A la manif, ils ont même chanté Santiano. Puis ils se sont séparés joyeux le soir venu :
_ Je viens demain voir Nat' avec toi, Ok ?
_ Complètement d'accord. Salut !
Natalia est une jeune fille assez autonome, dans la toilette, dans sa façon de gérer ses activités quotidiennes aussi : C'est une lectrice avérée en fin d'après-midi et le soir, le sport le matin et surtout l'art pictural en atelier. Manouchka est toujours ébahie devant la beauté des oeuvres de sa frangine. Bref, elle cherche une solution pour la sortir de l'institut :
_ Nat', j'en parlais juste avant avec Mélodie, on va prendre un duplex en ville à deux, je vais vendre la maison de Mami...
_ Ah bon, répond Natalia avec surprise. Je vais sortir d'ici ? Oh, quel bonheur, Manouchka, viens dans mes bras que je te remercie...
_ Et Sébastien, tu l'oublies ?
_ Oui, il est sorti avec une autre. Mais ce n'est pas grave. J'ai d'autres projets maintenant, non ?

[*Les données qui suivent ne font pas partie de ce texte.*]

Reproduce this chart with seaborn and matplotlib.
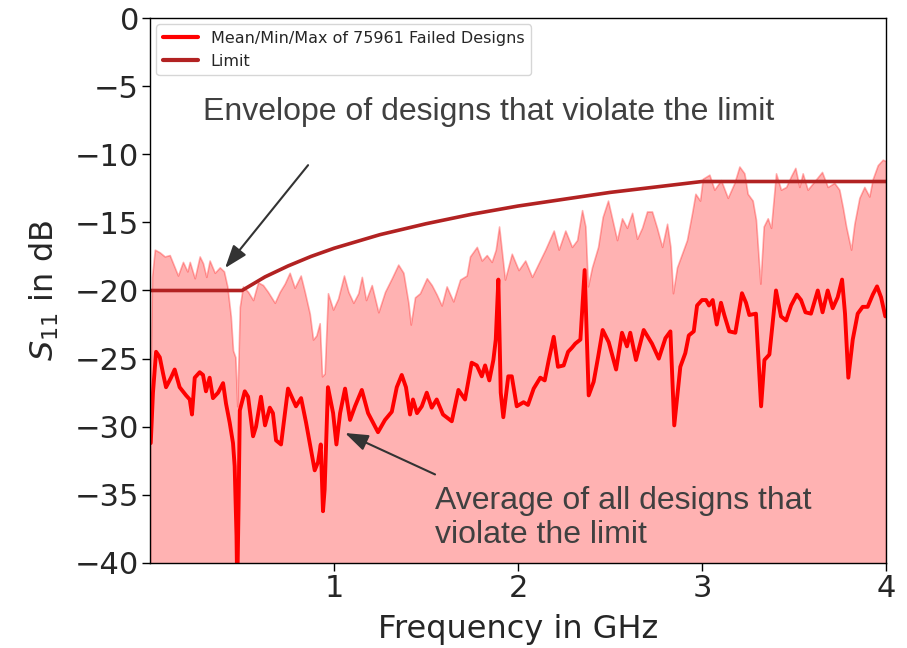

Manouchka en pleure de soulagement.
_ J'aime aussi avoir ce genre d'idées nettes qui sentent la bonne direction. Tu me fais confiance, alors ?
_ Et toi ?
_ On verra bien, Natalia, oui, il faut que l'on est absolument confiance l'une pour l'autre et il n'y a pas de raison. Ne t'inquiètes pas, tu es posée et tu vas y rester, Ok ?
_ Oui, j'espère. Tu sais, je voudrais aller à la bibliothèque, à la piscine, peut-être m'inscrire dans un club de peinture et surtout boire un cocktail un soir, quand il fera beau.
_ Ok, et tu peux même par la suite, te diriger vers un travail à mi-temps.
_ Bon, pour la peine, on va boire un café au distributeur, propose Mélodie.
_ Je vais prendre un rendez-vous avec la directrice du centre et je vais descendre les métiers de tissage ici, on va s'organiser.
Nous sommes à la sortie de l'hiver. Les bourgeons sont là. L'accident a eu lieu au mois de juin. Leurs disparitions pèsent encore très lourd sur mon coeur. Nos parents étaient si doux, personne n'a compris, fauchés en plein bonheur. C'est là que la santé mentale de Natalia s'est dégradée. Elle se tapait la tête contre les murs, se roulait par terre dans sa colère. Après l'intervention des pompiers, elle a été hospitalisée, diagnostiquée schizophrène et placée à l'institut.
_ Je viens de terminer ma deuxième nouvelle, Mélodie, sur un arrêt total planétaire de la dépense carbone inutile.
_ Ah oui, tu m'as fait lire la première, j'ai vachement bien aimé, sur la déforestation et ces parachutistes qui débarquent pour confisquer les bulldozers...
Au sortir de l'hôpital, nos chemins se séparent et j'ai une larme d'émotion, pas très grave. Je me dis que c'est bien, l'amour, qui maintient la planète en un seul morceau, comme mon intuition me l'indiquait. Je me sens sereine à cet instant.